As part of the international effort to design a regulatory framework for Islamic finance, regulators need to factor in the differences in these forms of finance and have at least minimal standards or benchmarks to gauge compliance and assess risks. There needs to be some level of consistency in regulatory treatment across the board, subject to the particular country’s legal and regulatory regime. Malaysia and the GCC countries have been making notable progress on developing Islamic banking laws. Recognition and enforcement of these laws by the relevant national regulators would set the stage for making true progress on establishing internationally-accepted regulatory standards. Equally important is ensuring strong anti-money laundering oversight for these transactions targeted mainly at preserving the integrity of and bolstering investor confidence in Islamic finance.
Today’s conference will set the stage for a lively exchange on these important issues. Looking ahead, there is much that remains to be accomplished. We welcome the work of the Islamic Financial Services Board (IFSB) in Malaysia and the Accounting and Auditing Organization for Islamic Finance Institutions (AAOIFI) in Bahrain that is looking at formulating standards for Islamic financial institutions, for example in corporate governance, accounting and capital adequacy. We look to see how policy makers mainstream their approach to Islamic finance in countries where this industry has grown significantly. The IMF as part of its overall financial surveillance work – particularly in the context of its Financial Sector Assessment Programs (FSAPs) and its Reports on Standards and Codes (ROSCs) -- should explore what, if any, systemic implications Islamic finance can have on the overall financial systems in the relevant countries, and it should also consider how its surveillance instruments can be better aligned with monitoring Islamic Finance. The World Bank through its financial sector work can enhance the effort to develop international regulatory frameworks and explore how Islamic finance can have a positive development impact in communities. International standard-setting bodies, such as IOSCO and BIS, have a role to play, first in understanding the basic implications of Islamic finance, and secondly to take into account implications of Islamic Finance on the implementation of existing standards. I hope that the international institutions, like the IMF, WB and the IsDB, work closely with national authorities to factor in a country’s monetary policy framework and the capacity of the country’s regulators who will eventually have to implement the standards developed by those bodies. These are but a few examples on the regulatory front.

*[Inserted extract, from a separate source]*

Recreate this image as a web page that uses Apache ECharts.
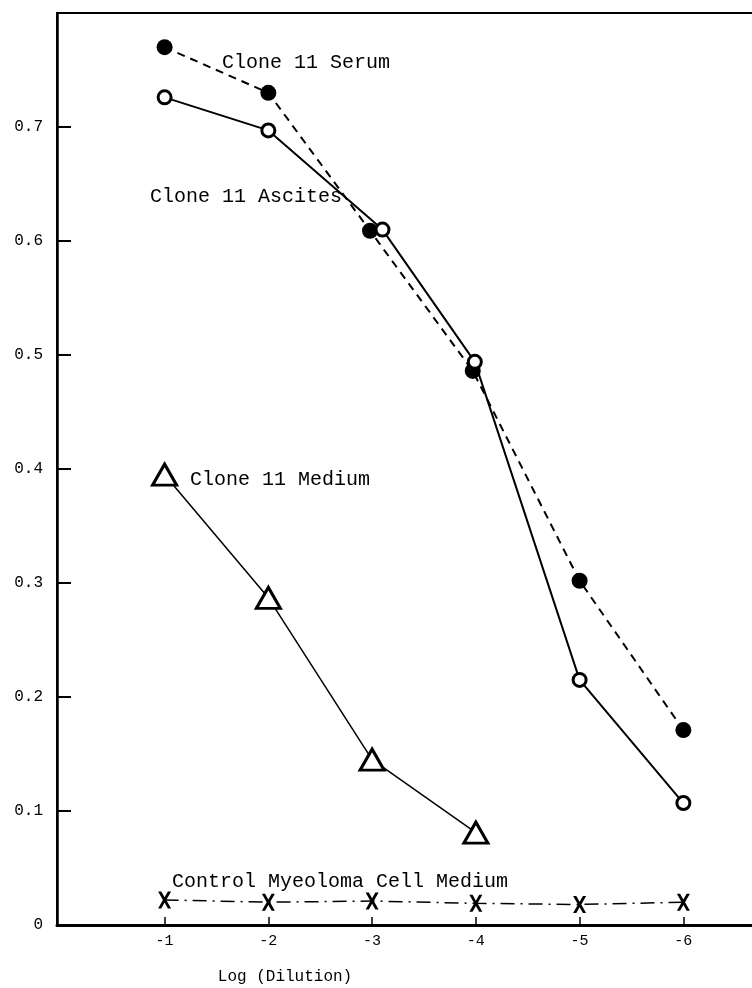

In conclusion, developments in Islamic finance are of great interest to us at the U.S. Treasury and we look forward to the lively discussions on new product development and differentiation and on recent legal and regulatory issues that have emerged as the Islamic finance industry grows. As with conventional financing, Islamic financing will benefit from transparency, good governance and an internationally-accepted regulatory framework that will govern this important form of financing. I hope today’s discussions will help inform these debates and contribute to the overall effort to raise awareness and promote action among key policy makers.